= Set task =
Without the pictures, extract every line from the start of the material to the line containing "hours = list(range(71))", both ends included.

= Recorded information =
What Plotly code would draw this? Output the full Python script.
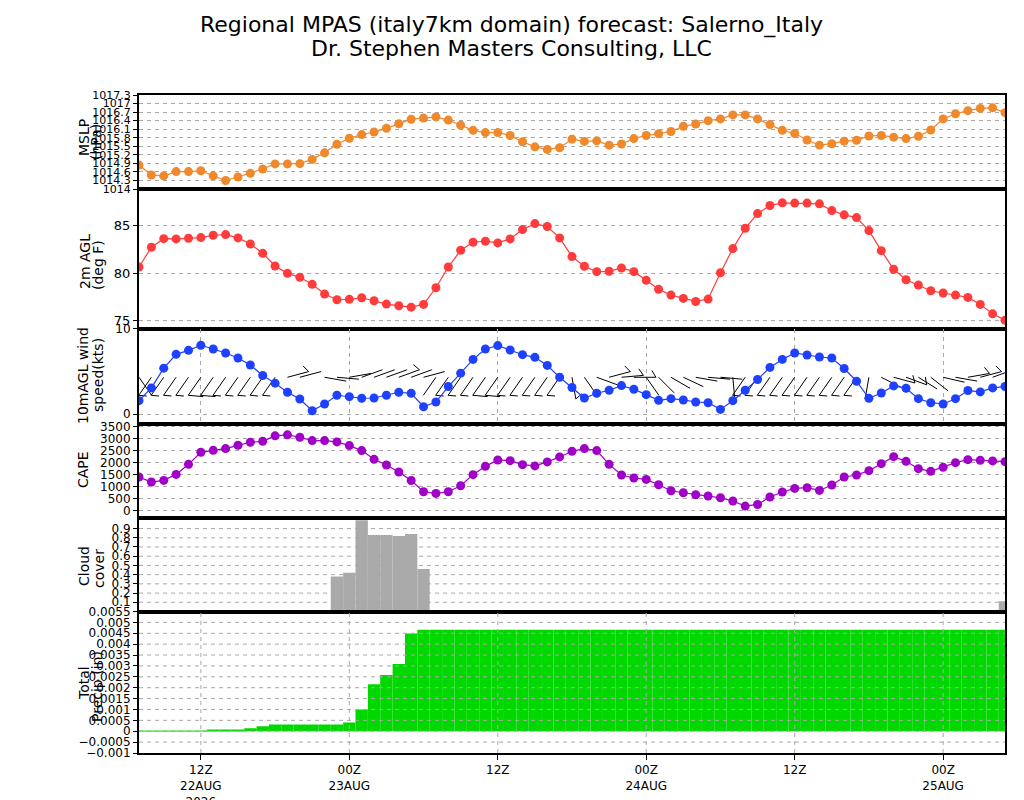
import math
import plotly.graph_objects as go

# ---------------- data (hours since 07Z 22AUG2026) ----------------
hours = list(range(71))

mslp = [1014.84, 1014.49, 1014.46, 1014.61, 1014.61, 1014.64, 1014.46, 1014.30, 1014.42, 1014.55,
        1014.70, 1014.88, 1014.88, 1014.89, 1015.04, 1015.27, 1015.57, 1015.78, 1015.91, 1016.00,
        1016.13, 1016.29, 1016.45, 1016.49, 1016.53, 1016.42, 1016.24, 1016.06, 1015.98, 1015.98,
        1015.88, 1015.66, 1015.48, 1015.39, 1015.45, 1015.75, 1015.67, 1015.69, 1015.54, 1015.58,
        1015.77, 1015.88, 1015.94, 1016.02, 1016.20, 1016.28, 1016.40, 1016.46, 1016.60, 1016.60,
        1016.46, 1016.26, 1016.06, 1015.95, 1015.72, 1015.54, 1015.59, 1015.68, 1015.71, 1015.86,
        1015.88, 1015.82, 1015.77, 1015.85, 1016.07, 1016.46, 1016.64, 1016.75, 1016.83, 1016.85,
        1016.68]

temp = [80.65, 82.74, 83.65, 83.62, 83.69, 83.76, 84.01, 84.08, 83.73, 83.09,
        82.10, 80.76, 79.98, 79.56, 78.82, 77.79, 77.19, 77.23, 77.40, 77.08,
        76.73, 76.55, 76.41, 76.70, 78.46, 80.65, 82.42, 83.27, 83.38, 83.20,
        83.62, 84.61, 85.24, 84.93, 83.73, 81.75, 80.73, 80.16, 80.20, 80.55,
        80.16, 79.24, 78.29, 77.68, 77.33, 77.01, 77.26, 80.05, 82.60, 84.75,
        86.30, 87.15, 87.44, 87.41, 87.41, 87.33, 86.62, 86.17, 85.88, 84.50,
        82.38, 80.41, 79.31, 78.74, 78.14, 77.90, 77.68, 77.44, 76.70, 75.70,
        75.03]

wspd = [1.57, 3.06, 5.37, 6.98, 7.45, 8.04, 7.61, 7.14, 6.55, 5.73,
        4.51, 3.61, 2.55, 1.76, 0.39, 1.18, 2.20, 2.04, 1.85, 1.88,
        2.20, 2.55, 2.43, 0.86, 1.41, 3.22, 4.78, 6.39, 7.61, 8.00,
        7.49, 6.94, 6.63, 5.69, 4.31, 3.10, 1.88, 2.43, 2.78, 3.33,
        2.90, 2.27, 1.61, 1.80, 1.65, 1.41, 1.33, 0.55, 1.57, 2.78,
        4.04, 5.45, 6.39, 7.14, 6.90, 6.67, 6.55, 5.33, 3.84, 1.84,
        2.47, 3.29, 3.02, 1.80, 1.33, 1.18, 1.80, 2.75, 2.59, 3.06,
        3.22]

wdir = [145, 215, 215, 215, 215, 215, 215, 215, 215, 215,
        215, 215, 75, 75, 80, 100, 95, 80, 70, 70,
        70, 70, 70, 75, 215, 215, 215, 215, 215, 215,
        215, 215, 215, 215, 215, 170, 145, 110, 75, 85,
        90, 145, 135, 120, 115, 100, 95, 95, 175, 215,
        215, 215, 215, 215, 215, 215, 215, 215, 215, 190,
        117, 105, 110, 122, 128, 103, 100, 80, 75, 70,
        70]

cape = [1409, 1200, 1268, 1518, 1937, 2439, 2522, 2593, 2731, 2857,
        2898, 3124, 3166, 3066, 2928, 2928, 2873, 2718, 2509, 2146,
        1911, 1618, 1262, 795, 724, 795, 1046, 1506, 1853, 2120,
        2091, 1924, 1870, 2037, 2246, 2480, 2593, 2509, 1937, 1493,
        1368, 1309, 1087, 836, 753, 669, 615, 544, 406, 197,
        264, 573, 782, 933, 962, 849, 1075, 1409, 1493, 1673,
        1966, 2258, 2062, 1757, 1644, 1811, 2008, 2133, 2104, 2079,
        2049]

cloud = [0, 0, 0, 0, 0, 0, 0, 0, 0, 0,
         0, 0, 0, 0, 0, 0, 0.38, 0.42, 0.99, 0.83,
         0.83, 0.82, 0.84, 0.46, 0, 0, 0, 0, 0, 0,
         0, 0, 0, 0, 0, 0, 0, 0, 0, 0,
         0, 0, 0, 0, 0, 0, 0, 0, 0, 0,
         0, 0, 0, 0, 0, 0, 0, 0, 0, 0,
         0, 0, 0, 0, 0, 0, 0, 0, 0, 0.01,
         0.11]

precip = [0.00003, 0.00003, 0.00003, 0.00003, 0.00003, 0.00003, 0.00008, 0.00008, 0.00008, 0.00014,
          0.00023, 0.00031, 0.00031, 0.00031, 0.00031, 0.00031, 0.00031, 0.0004, 0.001, 0.00216,
          0.00258, 0.00309, 0.00449] + [0.00466] * 48

tick_hours = [5, 17, 29, 41, 53, 65]
tick_text = ["12Z<br>22AUG<br>2026", "00Z<br>23AUG", "12Z", "00Z<br>24AUG", "12Z", "00Z<br>25AUG"]

mslp_ticks = [1014.0, 1014.3, 1014.6, 1014.9, 1015.2, 1015.5, 1015.8, 1016.1, 1016.4, 1016.7, 1017.0, 1017.3]
temp_ticks = [75, 80, 85]
wind_ticks = [0, 10]
cape_ticks = [0, 500, 1000, 1500, 2000, 2500, 3000, 3500]
cloud_ticks = [0.1, 0.2, 0.3, 0.4, 0.5, 0.6, 0.7, 0.8, 0.9]
precip_ticks = [-0.001, -0.0005, 0, 0.0005, 0.001, 0.0015, 0.002, 0.0025, 0.003, 0.0035,
                0.004, 0.0045, 0.005, 0.0055]

# ---------------- layout geometry (reference pixel coords) ----------------
OFF = 8                      # page body margin
W, H = 1024 - OFF, 800 - OFF
L, R, T, B = 139, 1005, 95, 753
edges = [95, 189, 328.5, 423.5, 517.5, 611.5, 753]
def py(p):
    return (B - p) / (B - T)
def px(p):
    return (p - L) / (R - L)

ranges = [[1014.0, 1017.3], [74.15, 88.9], [-1.1, 10], [-280, 3640], [0, 1.02], [-0.001, 0.0055]]
FONT = "DejaVu Sans"
GRID = "#A8A8A8"
DASH = "4px,4px"

def fmt(v):
    s = f"{v:g}"
    return s.replace("-", "\u2212")

fig = go.Figure()

# ---------------- wind barbs ----------------
px_hr = (R - L) / 70.0
px_kt = (edges[3] - edges[2]) / (ranges[2][1] - ranges[2][0])
station = 4.3
staff = 22.0
bx, by = [], []
for h, s, d in zip(hours, wspd, wdir):
    if s < 0.5:
        continue
    a = math.radians(d)
    ux, uy = math.sin(a), math.cos(a)
    tx, ty = staff * ux, staff * uy
    bx += [h, h + tx / px_hr, None]
    by += [station, station + ty / px_kt, None]
    if s >= 2.5:
        flen = 15.0 if s >= 7.5 else 8.0
        rot = math.radians(120)
        fx = ux * math.cos(rot) - uy * math.sin(rot)
        fy = ux * math.sin(rot) + uy * math.cos(rot)
        bx += [h + tx / px_hr, h + (tx + flen * fx) / px_hr, None]
        by += [station + ty / px_kt, station + (ty + flen * fy) / px_kt, None]

fig.add_trace(go.Scatter(x=bx, y=by, mode="lines", line=dict(color="black", width=1),
                         xaxis="x3", yaxis="y3", hoverinfo="skip"))

def line_trace(y, color, ax):
    return go.Scatter(x=hours, y=y, mode="lines+markers",
                      line=dict(color=color, width=1.2),
                      marker=dict(color=color, size=9),
                      xaxis="x" + ax, yaxis="y" + ax)

fig.add_trace(line_trace(mslp, "#F0882C", ""))
fig.add_trace(line_trace(temp, "#FF3B3B", "2"))
fig.add_trace(line_trace(wspd, "#1E40FF", "3"))
fig.add_trace(line_trace(cape, "#A000C8", "4"))
fig.add_trace(go.Bar(x=hours, y=cloud, width=1, marker=dict(color="#AAAAAA", line=dict(width=0)),
                     xaxis="x5", yaxis="y5"))
fig.add_trace(go.Bar(x=hours, y=precip, width=1, marker=dict(color="#00D800", line=dict(width=0)),
                     xaxis="x6", yaxis="y6"))

ytick_sets = [mslp_ticks, temp_ticks, wind_ticks, cape_ticks, cloud_ticks, precip_ticks]
layout = dict(width=W, height=H, showlegend=False, plot_bgcolor="white", paper_bgcolor="white",
              margin=dict(l=L - OFF, r=W - (R - OFF), t=T - OFF, b=H - (B - OFF), autoexpand=False),
              font=dict(family=FONT, color="black"))

for k in range(6):
    sfx = "" if k == 0 else str(k + 1)
    top, bot = edges[k], edges[k + 1]
    xa = dict(range=[0, 70], domain=[0, 1], showline=True, mirror=True, linecolor="black",
              linewidth=2, tickvals=tick_hours, ticktext=tick_text, showticklabels=(k == 5),
              ticks="outside" if k == 5 else "", ticklen=5, tickcolor="black",
              showgrid=(k == 2), gridcolor=GRID, griddash=DASH, gridwidth=1, zeroline=False,
              automargin=False, tickfont=dict(size=12, family=FONT, color="black"))
    if k > 0:
        xa["matches"] = "x"
    ya = dict(range=ranges[k], domain=[py(bot), py(top)], showline=True, mirror=True,
              linecolor="black", linewidth=2, tickvals=ytick_sets[k],
              ticktext=[fmt(v) for v in ytick_sets[k]], ticks="outside", ticklen=4,
              tickcolor="black", showgrid=(k not in (4, 5)), gridcolor=GRID, griddash=DASH,
              gridwidth=1, zeroline=False, anchor="x" + sfx, automargin=False,
              tickfont=dict(size=13 if k == 1 else (11 if k == 0 else 12), family=FONT, color="black"))
    xa["anchor"] = "y" + sfx
    layout["xaxis" + sfx] = xa
    layout["yaxis" + sfx] = ya

fig.update_layout(**layout)

# gridlines above bars (cloud & precip panels)
shapes = []
for v in cloud_ticks:
    shapes.append(dict(type="line", xref="x5 domain", x0=0, x1=1, yref="y5", y0=v, y1=v,
                       line=dict(color=GRID, width=1, dash=DASH), layer="above"))
for v in precip_ticks[1:-1]:
    shapes.append(dict(type="line", xref="x6 domain", x0=0, x1=1, yref="y6", y0=v, y1=v,
                       line=dict(color=GRID, width=1, dash=DASH), layer="above"))
for h in tick_hours:
    shapes.append(dict(type="line", xref="x6", x0=h, x1=h, yref="y6 domain", y0=0, y1=1,
                       line=dict(color=GRID, width=1, dash=DASH), layer="above"))
fig.update_layout(shapes=shapes)

# titles
ann = [
    dict(text="Regional MPAS (italy7km domain) forecast: Salerno_Italy", x=px(511), y=py(25), size=22),
    dict(text="Dr. Stephen Masters Consulting, LLC", x=px(511), y=py(48), size=22),
]
annotations = []
for a in ann:
    annotations.append(dict(text=a["text"], x=a["x"], y=a["y"], xref="paper", yref="paper",
                            showarrow=False, xanchor="center", yanchor="middle",
                            font=dict(size=a["size"], family=FONT, color="black")))

ytitles = [
    ("MSLP", 84, 138), ("(hPa)", 96, 142),
    ("2m AGL", 85, 262), ("(deg F)", 98, 265),
    ("10mAGL wind", 83, 376), ("speed(kts)", 98, 375),
    ("CAPE", 83, 470),
    ("Cloud", 84, 566), ("cover", 99, 569),
    ("Total", 84, 683), ("Precip (in)", 97, 687),
]
for t, xx, yy in ytitles:
    annotations.append(dict(text=t, x=px(xx), y=py(yy), xref="paper", yref="paper",
                            showarrow=False, xanchor="center", yanchor="middle", textangle=-90,
                            font=dict(size=14, family=FONT, color="black")))
fig.update_layout(annotations=annotations)

fig.write_html("out.html")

= Exercise answer =
What Plotly code would draw this? Output the full Python script.
import math
import plotly.graph_objects as go

# ---------------- data (hours since 07Z 22AUG2026) ----------------
hours = list(range(71))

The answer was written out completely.